Tormented Souls puts players into the shoes of Caroline Walker, who suddenly wakes up one day naked in a tub and hooked up to a respirator as if she’s being preserved for some sort of experiment, all while looking for the mysterious disappearance of twin girls who have caught her interest. Lost, confused, and unaware of her surroundings, she must explore, uncover, and survive as she makes her way through a mysterious mansion and ward that’s riddled with grotesque beings and supernatural forces that will do anything to make your life a living nightmare.
Through your fight for survival, however, tons of areas will be closed off or require some sort of understanding or procedure to move forward, so puzzles will play a large part of Tormented Souls as you look for a way out and uncover the mysteries of the environment and beings around you. Right away the locked bathroom you’re in is a great introduction to the mechanics of the game and how to navigate menus, make use of the combination system, reading your environment for answers to puzzles (like lock combinations), and more, though it’ll definitely feel familiar – and in some cases completely natural – to those that grew up with these sorts of titles in the late 90s and early 2000s, even down to the sound effects, design, and prompts of each item, note, or interaction done in your inventory. Nothing Tormented Souls does will present itself in an immediately noticeable way, so the way the bathroom section in the opening of the game presents all of this in a small but safe environment is cleverly done but still enough of a challenge to get you familiar to how the game will naturally progress without ever explicitly stating what to do or where to go, and having the exploration speak for itself through a plethora of notes placed sporadically that tell the tale of prior events that are clearly twisted and ill-intentioned.

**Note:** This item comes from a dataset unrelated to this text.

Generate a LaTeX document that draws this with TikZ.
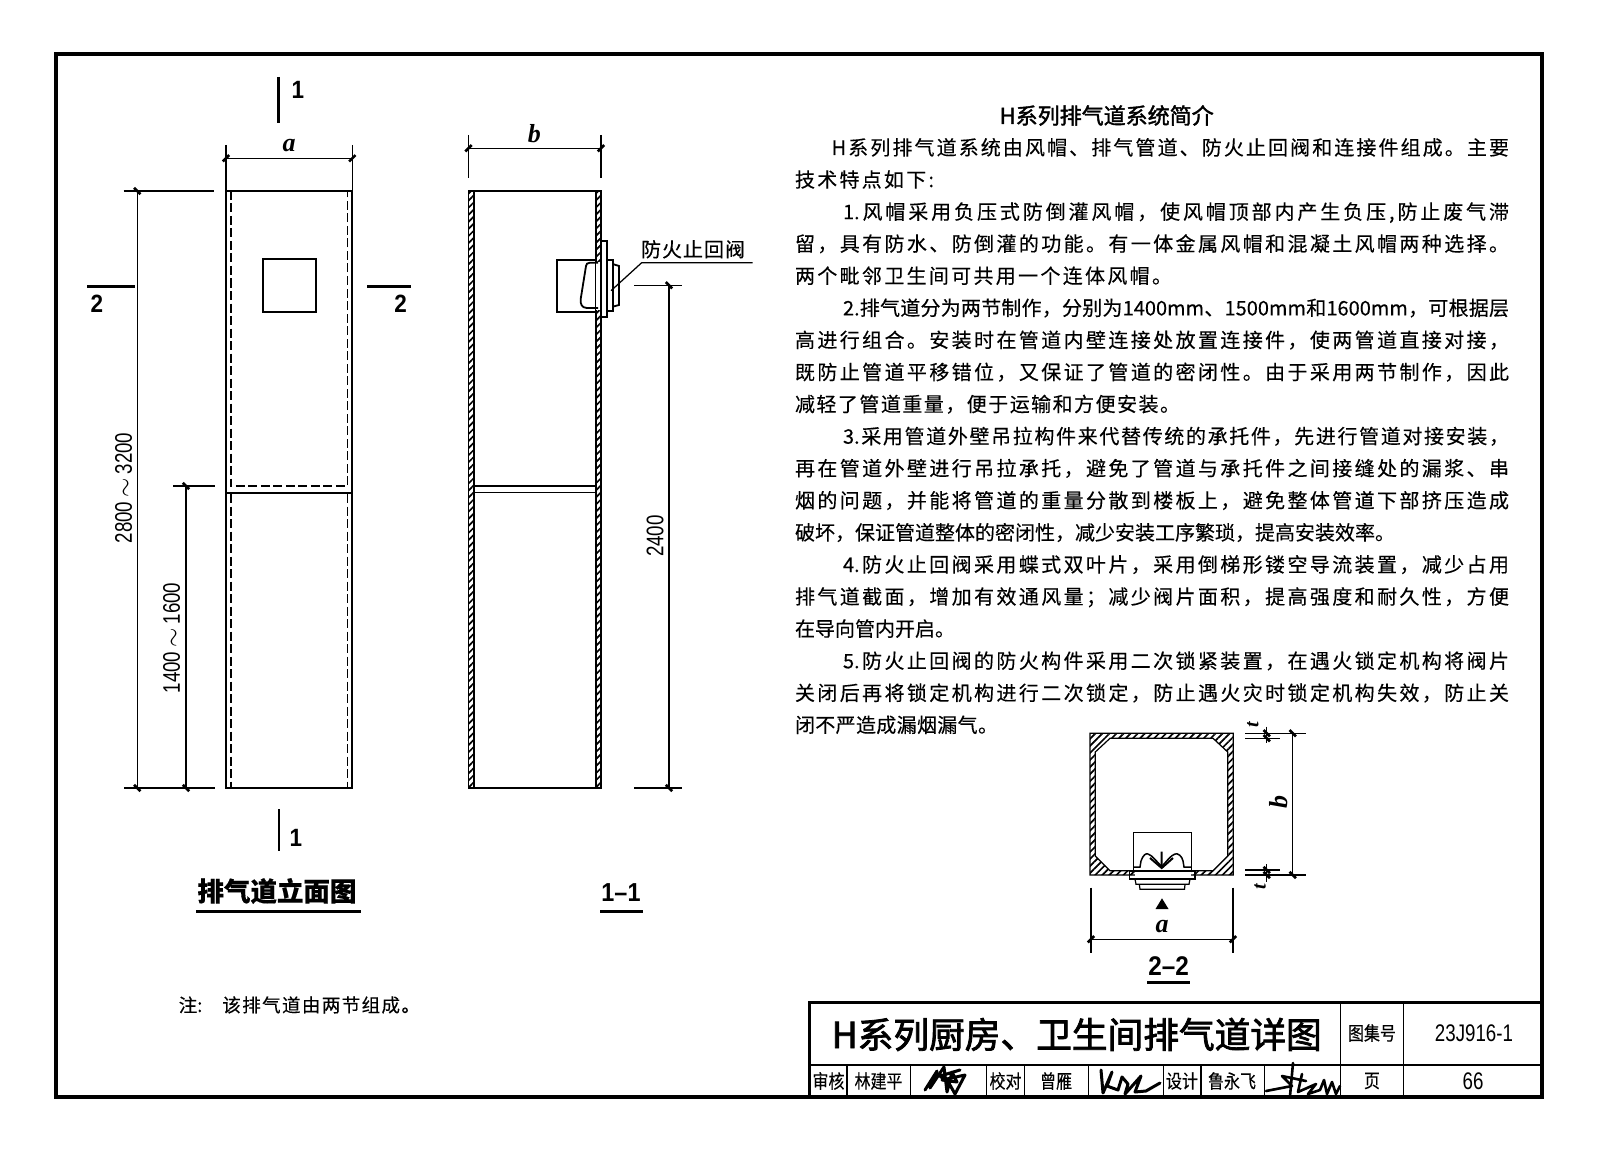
\documentclass[tikz,border=0pt]{standalone}
\usepackage{fontspec}
\usetikzlibrary{patterns.meta}
\setmainfont{Noto Sans CJK SC}
\newfontfamily\cjk[FakeBold=0.25]{Noto Sans CJK SC}
\newfontfamily\cjkm[FakeBold=2.2]{Noto Sans CJK SC}
\newfontfamily\cjkh[FakeBold=1.8]{Noto Sans CJK SC}
\newfontfamily\cjknar[FakeStretch=0.84,FakeBold=0.25]{Noto Sans CJK SC}
\newfontfamily\numnar[FakeStretch=0.78]{Liberation Sans}
\newfontfamily\labf[FakeStretch=0.9]{Liberation Sans}
\newfontfamily\itf{Liberation Serif}
\tikzset{
  bodytext/.style={anchor=base west,inner sep=0pt,outer sep=0pt,font=\fontsize{20}{24}\cjk},
  dimline/.style={line width=1.25pt,black},
  heavy/.style={line width=2.2pt,black},
  outline/.style={line width=1.8pt,black},
  thinout/.style={line width=1.2pt,black},
  hatchwall/.style={draw=black,line width=1.2pt,pattern={Lines[angle=45,distance=5pt,line width=1.7pt]},pattern color=black},
  dashline/.style={line width=1.5pt,black,dash pattern=on 9pt off 3.5pt},
  ital/.style={font=\fontsize{26}{28}\itf\bfseries\itshape,inner sep=0pt},
  seclab/.style={font=\fontsize{25}{28}\labf\bfseries,inner sep=0pt},
  dimtext/.style={font=\fontsize{24}{26}\numnar,inner sep=0pt,rotate=90},
  tblk/.style={inner sep=0pt,font=\fontsize{19}{22}\cjknar},
  tbnum/.style={inner sep=0pt,font=\fontsize{24}{26}\numnar},
  sig/.style={line width=3pt,black,line join=round,line cap=round}
}
\newcommand\tickA[2]{\draw[line width=2.6pt,black] (#1-3.2,#2+3.2) -- (#1+3.2,#2-3.2);}
\newcommand\tickB[2]{\draw[line width=2.6pt,black] (#1-3.2,#2-3.2) -- (#1+3.2,#2+3.2);}
\makeatletter
\newcommand\jl[5]{\node[bodytext] (#1) at (#2,#3) {\hbox to #4pt{\def\jlsep{\def\jlsep{\hfil}}\@tfor\jlch:=#5\do{\jlsep\jlch}}};}
\makeatother
\begin{document}
\begin{tikzpicture}[x=1pt,y=-1pt]
\useasboundingbox (0,0) rectangle (1600,1150);
\fill[white] (0,0) rectangle (1600,1150);
% frame
\draw[line width=4pt,black] (56,54) rectangle (1542,1097);
% ---- elevation
\draw[outline] (225.7,191) rectangle (352.3,788);
\draw[line width=2.1pt,black] (225.7,191) -- (225.7,788);
\draw[outline] (225.7,492.8) -- (352.3,492.8);
\draw[dashline] (230.9,191) -- (230.9,486) -- (347.4,486) -- (347.4,191);
\draw[dashline] (230.9,494) -- (230.9,788);
\draw[dashline] (347.4,494) -- (347.4,788);
\draw[outline] (263.3,259.3) rectangle (315.7,311.7);
% section marks
\draw[line width=2.6pt,black] (278.3,77) -- (278.3,123);
\node[seclab] (s1a) at (298,90) {1};
\draw[line width=2.6pt,black] (279,809) -- (279,851);
\node[seclab] (s1b) at (296,838) {1};
\draw[line width=2.6pt,black] (87,286.3) -- (135,286.3);
\node[seclab] (s2a) at (97,304) {2};
\draw[line width=2.6pt,black] (367.3,286.3) -- (410.7,286.3);
\node[seclab] (s2b) at (400.7,304) {2};
% dim a
\draw[dimline] (226,145) -- (226,191) (352.3,145) -- (352.3,191) (226,158.3) -- (352.3,158.3);
\tickA{226}{158.3}\tickA{352.3}{158.3}
\node[ital] (la) at (289,146) {a};
% dims left
\draw[dimline] (123.5,191) -- (214,191) (137.3,191) -- (137.3,788) (124,788) -- (215,788);
\draw[dimline] (173,486) -- (215,486) (186,486) -- (186,788);
\tickB{137.3}{191}\tickB{137.3}{788}\tickB{186}{486}\tickB{186}{788}
\node[dimtext] (d1) at (123.5,488) {2800\,$\sim$\,3200};
\node[dimtext] (d2) at (171.5,638) {1400\,$\sim$\,1600};
% ---- section 1-1
\draw[hatchwall] (468.5,191) rectangle (474,788);
\draw[hatchwall] (596,191) rectangle (601,788);
\draw[outline] (468.5,191) -- (601,191) (468.5,788) -- (601,788);
\draw[thinout] (474,486) -- (596,486) (474,492.5) -- (596,492.5);
% valve side
\fill[white] (596,262) rectangle (601,310);
\draw[outline] (596,260) -- (557.3,260) -- (557.3,311.7) -- (596,311.7);
\draw[outline] (598,262.7) -- (590,262.7) .. controls (587,262.7) and (586.5,264) .. (586,266) -- (580.7,299) .. controls (580,304) and (582,308) .. (587,308) -- (598,308);
\draw[outline] (601,240.7) rectangle (606.7,317.3);
\draw[outline] (606.7,260) -- (612.7,260) -- (612.7,310.7) -- (606.7,310.7);
\draw[outline] (612.7,264) -- (619,266) -- (619,305) -- (612.7,306.7);
\coordinate (lead0) at (611,290.7);
\coordinate (lead1) at (641.7,262.7);
\coordinate (lead2) at (752.7,262.7);
\draw[dimline] (lead0) -- (lead1) -- (lead2);
\node[inner sep=0pt,font=\fontsize{20}{24}\cjk] (lv) at (693,249.3) {防\hspace{1pt}火\hspace{1pt}止\hspace{1pt}回\hspace{1pt}阀};
% dim b
\draw[dimline] (468.5,135) -- (468.5,178) (601,135) -- (601,178) (468.5,148.3) -- (601,148.3);
\tickA{468.5}{148.3}\tickA{601}{148.3}
\node[ital] (lb) at (534.3,134) {b};
% dim 2400
\draw[dimline] (634,285.3) -- (681.7,285.3) (634,788) -- (682,788);
\draw[line width=1.6pt,black] (669,285.3) -- (669,788);
\tickB{669}{285.3}\tickB{669}{788}
\node[dimtext] (d3) at (655,536) {2400};
% titles
\node[inner sep=0pt,font=\fontsize{26.5}{30}\cjk\bfseries] (t1) at (277,891) {排气道立面图};
\draw[line width=2.6pt,black] (196,911.4) -- (361,911.4);
\node[seclab,font=\fontsize{26}{30}\labf\bfseries] (t2) at (621,893) {1–1};
\draw[line width=2.6pt,black] (600,911.4) -- (643,911.4);
\node[inner sep=0pt,anchor=base west,font=\fontsize{18.5}{22}\cjk] (note) at (178.5,1012) {注:\hspace{20pt}该\hspace{1.4pt}排\hspace{1.4pt}气\hspace{1.4pt}道\hspace{1.4pt}由\hspace{1.4pt}两\hspace{1.4pt}节\hspace{1.4pt}组\hspace{1.4pt}成\hspace{1.4pt}。};
% ---- body text
\node[inner sep=0pt,font=\fontsize{22}{24}\cjkh] (head) at (1106.7,115.5) {H系列排气道系统简介};
\jl{l1}{831.6}{155}{677.4}{H系列排气道系统由风帽、排气管道、防火止回阀和连接件组成。主要}
\jl{l2}{795}{187.1}{139}{技术特点如下:}
\jl{l3}{843}{219.2}{666}{{1.}风帽采用负压式防倒灌风帽，使风帽顶部内产生负压,防止废气滞}
\jl{l4}{795}{251.2}{714}{留，具有防水、防倒灌的功能。有一体金属风帽和混凝土风帽两种选择。}
\jl{l5}{795}{283.3}{377}{两个毗邻卫生间可共用一个连体风帽。}
\jl{l6}{843}{315.4}{666}{{2.}排气道分为两节制作，分别为{1400mm}、{1500mm}和{1600mm}，可根据层}
\jl{l7}{795}{347.5}{714}{高进行组合。安装时在管道内壁连接处放置连接件，使两管道直接对接，}
\jl{l8}{795}{379.6}{714}{既防止管道平移错位，又保证了管道的密闭性。由于采用两节制作，因此}
\jl{l9}{795}{411.6}{385}{减轻了管道重量，便于运输和方便安装。}
\jl{l10}{843}{443.7}{666}{{3.}采用管道外壁吊拉构件来代替传统的承托件，先进行管道对接安装，}
\jl{l11}{795}{475.8}{714}{再在管道外壁进行吊拉承托，避免了管道与承托件之间接缝处的漏浆、串}
\jl{l12}{795}{507.9}{714}{烟的问题，并能将管道的重量分散到楼板上，避免整体管道下部挤压造成}
\jl{l13}{795}{540}{427}{破坏，保证管道整体的密闭性，减少安装工序繁琐，提高安装效率。}
\jl{l14}{843}{572}{666}{{4.}防火止回阀采用蝶式双叶片，采用倒梯形镂空导流装置，减少占用}
\jl{l15}{795}{604.1}{714}{排气道截面，增加有效通风量；减少阀片面积，提高强度和耐久性，方便}
\jl{l16}{795}{636.2}{158}{在导向管内开启。}
\jl{l17}{843}{668.3}{666}{{5.}防火止回阀的防火构件采用二次锁紧装置，在遇火锁定机构将阀片}
\jl{l18}{795}{700.4}{714}{关闭后再将锁定机构进行二次锁定，防止遇火灾时锁定机构失效，防止关}
\jl{l19}{795}{732.4}{203}{闭不严造成漏烟漏气。}
% ---- section 2-2
\draw[hatchwall,even odd rule] (1090,733.3) rectangle (1233.3,875)
  (1110,738.3) -- (1213,738.3) -- (1227.7,752) -- (1227.7,856) -- (1213,870.7) -- (1110,870.7) -- (1095.3,856) -- (1095.3,752) -- cycle;
\fill[white] (1134.5,868) rectangle (1190.5,876);
\draw[thinout] (1133.3,871) -- (1133.3,832.3) -- (1191.7,832.3) -- (1191.7,871);
\draw[line width=1.5pt,black] (1133.3,867) -- (1140,867) -- (1141,861) .. controls (1143,855) and (1146,853) .. (1148,854) .. controls (1152,855) and (1157,862) .. (1161.7,866.5) .. controls (1166,862) and (1171,855) .. (1175,854) .. controls (1178,853) and (1182,856) .. (1183,861) -- (1184,867) -- (1191.7,867);
\draw[line width=2pt,black] (1150,858) -- (1161.7,868) -- (1173,858) (1161.7,851.7) -- (1161.7,868);
\draw[thinout] (1129.3,871) rectangle (1195,879);
\draw[thinout] (1135,879) -- (1136,884.3) -- (1189,884.3) -- (1190,879);
\draw[thinout] (1139.3,884.3) -- (1140,889.3) -- (1184.5,889.3) -- (1185,884.3);
\fill[black] (1162,898.3) -- (1168.5,909) -- (1155.5,909) -- cycle;
% dim a of 2-2
\draw[dimline] (1091,887.7) -- (1091,952.7) (1233,887.7) -- (1233,952.7) (1091,939.3) -- (1233,939.3);
\tickA{1091}{939.3}\tickA{1233}{939.3}
\node[ital] (la2) at (1162,927) {a};
\node[seclab,font=\fontsize{27}{30}\labf\bfseries] (t3) at (1168.7,966) {2–2};
\draw[line width=2.6pt,black] (1147.3,982.7) -- (1190,982.7);
% dims right of 2-2
\draw[dimline] (1245,733.3) -- (1306,733.3) (1245,738.3) -- (1280,738.3) (1245,870) -- (1280,870) (1245,875) -- (1306,875);
\draw[dimline] (1292.7,733.3) -- (1292.7,875);
\draw[dimline] (1266.7,726.7) -- (1266.7,743) (1266.7,864) -- (1266.7,881.7);
\tickB{1292.7}{733.3}\tickB{1292.7}{875}
\tickB{1266.7}{733.3}\tickB{1266.7}{738.3}\tickB{1266.7}{870}\tickB{1266.7}{875}
\node[ital,rotate=90,font=\fontsize{20}{22}\itf\bfseries\itshape] (lt1) at (1252.7,725) {t};
\node[ital,rotate=90,font=\fontsize{20}{22}\itf\bfseries\itshape] (lt2) at (1260,886.7) {t};
\node[ital,rotate=90] (lb2) at (1278.3,801.7) {b};
% ---- title block
\draw[line width=3pt,black] (1542,1002) -- (809.5,1002) -- (809.5,1097);
\draw[line width=1.5pt,black] (809.5,1065) -- (1542,1065);
\draw[line width=1.4pt,black] (1340.5,1002) -- (1340.5,1097) (1403.5,1002) -- (1403.5,1097);
\draw[line width=1.4pt,black] (847,1065) -- (847,1097) (910.5,1065) -- (910.5,1097) (986.6,1065) -- (986.6,1097) (1024.4,1065) -- (1024.4,1097) (1088.4,1065) -- (1088.4,1097) (1163.5,1065) -- (1163.5,1097) (1200.9,1065) -- (1200.9,1097) (1264.4,1065) -- (1264.4,1097);
\node[inner sep=0pt,anchor=base west,font=\fontsize{35.7}{40}\cjkm] (tb0) at (831.5,1048) {H系列厨房、卫生间排气道详图};
\node[tblk] (tb1) at (1372,1033) {图集号};
\node[tbnum] (tb2) at (1474,1033) {23J916-1};
\node[tblk] (tb3) at (1372,1081) {页};
\node[tbnum] (tb4) at (1473,1081) {66};
\node[tblk] (tb5) at (828.5,1081) {审核};
\node[tblk] (tb6) at (878.5,1081) {林建平};
\node[tblk] (tb7) at (1005.5,1081) {校对};
\node[tblk] (tb8) at (1056,1081) {曾雁};
\node[tblk] (tb9) at (1182,1081) {设计};
\node[tblk] (tb10) at (1232,1081) {鲁永飞};
% signatures
\draw[sig] (925,1090) -- (937,1071) -- (930,1088) -- (944,1067) -- (947,1092) -- (952,1072) -- (957,1082) -- (942,1080) -- (965,1075) -- (955,1094) -- (950,1085) -- (940,1076) -- (960,1070);
\draw[sig] (1101,1070) -- (1103,1093) -- (1112,1072) -- (1107,1086) -- (1118,1090) -- (1122,1077) -- (1128,1084) -- (1125,1094) -- (1141,1076) -- (1135,1092) -- (1146,1091) -- (1160,1083);
\draw[sig,line width=2.6pt] (1266,1091) -- (1292,1086) -- (1282,1076) -- (1306,1081) (1293,1063) -- (1290,1096) (1302,1074) -- (1298,1092) -- (1316,1084) -- (1308,1094) -- (1320,1090) -- (1324,1080) -- (1327,1094) -- (1332,1082) -- (1336,1094) -- (1340,1086);
\end{tikzpicture}
\end{document}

One of my complaints for some of the older survival horror games that tell a story or narrative indirectly through journals and pages is that sometimes the entries can feel a bit long, almost as if reading an actual book. However, just about every note in Tormented Souls is written in a concise manner that doesn’t take up much time at all to read and are very rarely more than two pages long, all of which are usually just a paragraph long per page. It gives more incentive to take in the world around you and get more clarity through the mysterious pages that flood just about every area and room, with an easy way to backtrack and re-read pages you’ve picked up thanks to its simplistic inventory system.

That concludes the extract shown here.